↓↓↓

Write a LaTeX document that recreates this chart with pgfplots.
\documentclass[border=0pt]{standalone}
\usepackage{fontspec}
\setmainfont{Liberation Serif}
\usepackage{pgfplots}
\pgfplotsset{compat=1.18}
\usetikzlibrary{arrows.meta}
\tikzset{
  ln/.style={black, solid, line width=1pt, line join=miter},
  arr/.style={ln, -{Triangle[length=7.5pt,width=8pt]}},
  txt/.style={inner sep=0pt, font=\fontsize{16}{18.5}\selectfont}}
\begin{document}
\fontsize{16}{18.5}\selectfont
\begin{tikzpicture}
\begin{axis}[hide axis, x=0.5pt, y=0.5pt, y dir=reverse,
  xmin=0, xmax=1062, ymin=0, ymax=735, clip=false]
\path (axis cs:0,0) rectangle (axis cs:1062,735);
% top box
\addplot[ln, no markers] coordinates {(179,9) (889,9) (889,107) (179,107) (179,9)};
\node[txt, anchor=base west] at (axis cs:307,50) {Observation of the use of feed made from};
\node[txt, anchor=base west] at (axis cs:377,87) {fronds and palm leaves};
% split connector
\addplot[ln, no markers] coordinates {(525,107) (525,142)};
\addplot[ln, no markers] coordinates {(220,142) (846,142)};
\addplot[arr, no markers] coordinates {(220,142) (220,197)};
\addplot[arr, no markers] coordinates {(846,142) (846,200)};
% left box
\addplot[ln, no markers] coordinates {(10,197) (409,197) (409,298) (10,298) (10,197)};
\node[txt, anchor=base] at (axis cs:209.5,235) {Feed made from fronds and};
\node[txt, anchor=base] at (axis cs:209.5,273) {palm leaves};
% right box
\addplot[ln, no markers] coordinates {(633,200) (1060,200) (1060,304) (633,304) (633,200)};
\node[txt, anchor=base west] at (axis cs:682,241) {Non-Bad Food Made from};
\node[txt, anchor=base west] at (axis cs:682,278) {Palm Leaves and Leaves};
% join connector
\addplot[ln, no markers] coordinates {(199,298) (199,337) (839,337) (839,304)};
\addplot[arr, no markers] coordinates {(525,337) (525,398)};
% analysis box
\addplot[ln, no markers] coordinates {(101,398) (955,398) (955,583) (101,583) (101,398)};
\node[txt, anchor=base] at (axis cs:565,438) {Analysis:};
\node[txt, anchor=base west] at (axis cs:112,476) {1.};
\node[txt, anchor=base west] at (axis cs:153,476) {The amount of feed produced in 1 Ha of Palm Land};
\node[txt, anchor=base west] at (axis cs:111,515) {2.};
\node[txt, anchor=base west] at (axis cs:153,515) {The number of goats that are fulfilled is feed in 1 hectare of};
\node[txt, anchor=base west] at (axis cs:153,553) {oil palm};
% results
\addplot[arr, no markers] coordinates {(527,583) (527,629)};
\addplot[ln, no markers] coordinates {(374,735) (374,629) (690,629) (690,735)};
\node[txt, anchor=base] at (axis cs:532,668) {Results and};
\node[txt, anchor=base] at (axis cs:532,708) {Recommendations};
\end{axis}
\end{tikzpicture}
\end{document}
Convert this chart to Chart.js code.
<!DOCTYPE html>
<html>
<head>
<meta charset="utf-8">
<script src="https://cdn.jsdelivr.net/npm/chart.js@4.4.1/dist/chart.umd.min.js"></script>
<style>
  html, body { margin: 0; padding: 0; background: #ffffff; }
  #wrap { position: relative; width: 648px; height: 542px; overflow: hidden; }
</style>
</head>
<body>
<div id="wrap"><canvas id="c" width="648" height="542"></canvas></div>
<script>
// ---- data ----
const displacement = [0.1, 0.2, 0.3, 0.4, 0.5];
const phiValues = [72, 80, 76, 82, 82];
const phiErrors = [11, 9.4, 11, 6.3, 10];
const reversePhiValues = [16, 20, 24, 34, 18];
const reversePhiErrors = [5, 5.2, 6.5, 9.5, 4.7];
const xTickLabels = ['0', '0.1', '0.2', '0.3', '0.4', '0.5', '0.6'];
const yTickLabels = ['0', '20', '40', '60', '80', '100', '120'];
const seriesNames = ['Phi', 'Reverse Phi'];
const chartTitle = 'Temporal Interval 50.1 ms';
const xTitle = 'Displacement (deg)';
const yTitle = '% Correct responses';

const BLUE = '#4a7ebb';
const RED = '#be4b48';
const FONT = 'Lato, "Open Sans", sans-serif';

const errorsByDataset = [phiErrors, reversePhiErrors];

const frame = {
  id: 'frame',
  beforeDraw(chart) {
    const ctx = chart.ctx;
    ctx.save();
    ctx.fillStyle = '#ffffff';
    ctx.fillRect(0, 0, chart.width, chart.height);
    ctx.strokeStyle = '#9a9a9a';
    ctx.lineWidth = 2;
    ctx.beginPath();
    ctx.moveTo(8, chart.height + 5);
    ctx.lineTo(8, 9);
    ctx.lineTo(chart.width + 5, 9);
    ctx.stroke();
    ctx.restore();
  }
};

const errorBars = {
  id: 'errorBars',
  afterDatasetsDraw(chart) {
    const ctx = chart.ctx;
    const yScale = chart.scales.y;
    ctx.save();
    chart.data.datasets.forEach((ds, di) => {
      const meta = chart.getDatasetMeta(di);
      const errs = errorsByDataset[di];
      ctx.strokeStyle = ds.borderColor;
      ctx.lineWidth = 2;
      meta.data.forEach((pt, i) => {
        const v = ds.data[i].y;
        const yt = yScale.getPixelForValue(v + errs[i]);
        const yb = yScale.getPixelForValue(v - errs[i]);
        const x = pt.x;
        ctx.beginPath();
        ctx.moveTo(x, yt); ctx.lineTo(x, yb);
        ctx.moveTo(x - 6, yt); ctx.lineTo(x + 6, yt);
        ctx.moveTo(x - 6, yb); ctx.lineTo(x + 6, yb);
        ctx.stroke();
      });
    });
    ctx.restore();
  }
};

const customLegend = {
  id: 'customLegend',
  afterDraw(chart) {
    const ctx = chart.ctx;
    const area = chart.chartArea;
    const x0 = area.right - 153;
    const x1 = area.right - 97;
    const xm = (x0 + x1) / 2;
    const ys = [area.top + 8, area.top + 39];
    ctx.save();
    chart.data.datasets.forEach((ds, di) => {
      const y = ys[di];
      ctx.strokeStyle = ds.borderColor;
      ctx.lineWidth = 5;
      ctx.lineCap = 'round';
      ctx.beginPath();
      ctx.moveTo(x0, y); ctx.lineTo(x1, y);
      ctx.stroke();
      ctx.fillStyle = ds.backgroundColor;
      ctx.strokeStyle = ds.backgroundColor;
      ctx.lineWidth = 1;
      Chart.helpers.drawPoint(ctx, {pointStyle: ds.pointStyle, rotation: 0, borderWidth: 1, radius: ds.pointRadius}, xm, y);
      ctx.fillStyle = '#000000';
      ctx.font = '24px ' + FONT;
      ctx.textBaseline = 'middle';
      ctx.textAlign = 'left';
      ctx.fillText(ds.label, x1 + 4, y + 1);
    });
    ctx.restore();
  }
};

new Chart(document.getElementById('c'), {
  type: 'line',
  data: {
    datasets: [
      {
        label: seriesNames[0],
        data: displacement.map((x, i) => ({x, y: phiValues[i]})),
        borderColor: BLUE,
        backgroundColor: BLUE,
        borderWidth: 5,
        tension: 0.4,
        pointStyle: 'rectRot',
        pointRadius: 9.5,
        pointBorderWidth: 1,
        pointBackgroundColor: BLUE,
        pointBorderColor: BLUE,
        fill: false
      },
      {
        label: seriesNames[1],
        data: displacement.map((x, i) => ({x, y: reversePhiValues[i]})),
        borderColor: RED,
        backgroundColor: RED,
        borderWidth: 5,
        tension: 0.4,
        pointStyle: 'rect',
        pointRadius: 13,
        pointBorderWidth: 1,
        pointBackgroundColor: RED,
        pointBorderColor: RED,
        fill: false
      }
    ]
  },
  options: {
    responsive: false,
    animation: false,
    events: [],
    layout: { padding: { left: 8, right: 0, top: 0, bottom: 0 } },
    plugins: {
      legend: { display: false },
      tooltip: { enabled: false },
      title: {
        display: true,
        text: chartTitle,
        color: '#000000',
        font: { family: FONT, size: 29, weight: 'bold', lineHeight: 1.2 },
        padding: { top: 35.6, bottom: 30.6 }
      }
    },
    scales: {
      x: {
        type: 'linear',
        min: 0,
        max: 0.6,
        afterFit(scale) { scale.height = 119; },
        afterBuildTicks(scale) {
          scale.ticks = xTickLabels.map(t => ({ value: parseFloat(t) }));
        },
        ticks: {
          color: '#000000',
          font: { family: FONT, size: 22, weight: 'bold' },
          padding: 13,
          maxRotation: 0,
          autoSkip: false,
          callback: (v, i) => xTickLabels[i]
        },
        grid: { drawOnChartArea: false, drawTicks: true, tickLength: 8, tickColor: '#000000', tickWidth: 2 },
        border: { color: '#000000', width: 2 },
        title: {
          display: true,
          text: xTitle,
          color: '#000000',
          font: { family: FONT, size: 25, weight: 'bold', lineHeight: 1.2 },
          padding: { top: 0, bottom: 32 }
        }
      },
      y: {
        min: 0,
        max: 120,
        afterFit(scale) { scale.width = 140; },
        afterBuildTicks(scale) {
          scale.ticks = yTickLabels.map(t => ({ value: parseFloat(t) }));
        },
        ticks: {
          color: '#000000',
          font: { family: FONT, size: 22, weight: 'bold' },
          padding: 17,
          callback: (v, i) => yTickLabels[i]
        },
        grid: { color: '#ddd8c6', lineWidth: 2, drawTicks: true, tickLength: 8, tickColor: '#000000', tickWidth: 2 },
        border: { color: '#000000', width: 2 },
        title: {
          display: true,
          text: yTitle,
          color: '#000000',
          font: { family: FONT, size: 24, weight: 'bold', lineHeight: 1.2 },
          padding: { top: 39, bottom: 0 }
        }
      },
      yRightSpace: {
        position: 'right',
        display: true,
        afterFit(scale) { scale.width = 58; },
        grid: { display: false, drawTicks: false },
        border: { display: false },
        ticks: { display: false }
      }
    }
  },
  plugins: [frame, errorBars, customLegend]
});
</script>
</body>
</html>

↑↑↑

* _Task prompt_:
Transcribe exactly, and only, the lines beginning at the line containing "Convert this chart to Chart.js code." and ending at the line containing "const yTitle = '% Correct responses';", both inclusive.

* _Correct output_:
Convert this chart to Chart.js code.
<!DOCTYPE html>
<html>
<head>
<meta charset="utf-8">
<script src="https://cdn.jsdelivr.net/npm/chart.js@4.4.1/dist/chart.umd.min.js"></script>
<style>
  html, body { margin: 0; padding: 0; background: #ffffff; }
  #wrap { position: relative; width: 648px; height: 542px; overflow: hidden; }
</style>
</head>
<body>
<div id="wrap"><canvas id="c" width="648" height="542"></canvas></div>
<script>
// ---- data ----
const displacement = [0.1, 0.2, 0.3, 0.4, 0.5];
const phiValues = [72, 80, 76, 82, 82];
const phiErrors = [11, 9.4, 11, 6.3, 10];
const reversePhiValues = [16, 20, 24, 34, 18];
const reversePhiErrors = [5, 5.2, 6.5, 9.5, 4.7];
const xTickLabels = ['0', '0.1', '0.2', '0.3', '0.4', '0.5', '0.6'];
const yTickLabels = ['0', '20', '40', '60', '80', '100', '120'];
const seriesNames = ['Phi', 'Reverse Phi'];
const chartTitle = 'Temporal Interval 50.1 ms';
const xTitle = 'Displacement (deg)';
const yTitle = '% Correct responses';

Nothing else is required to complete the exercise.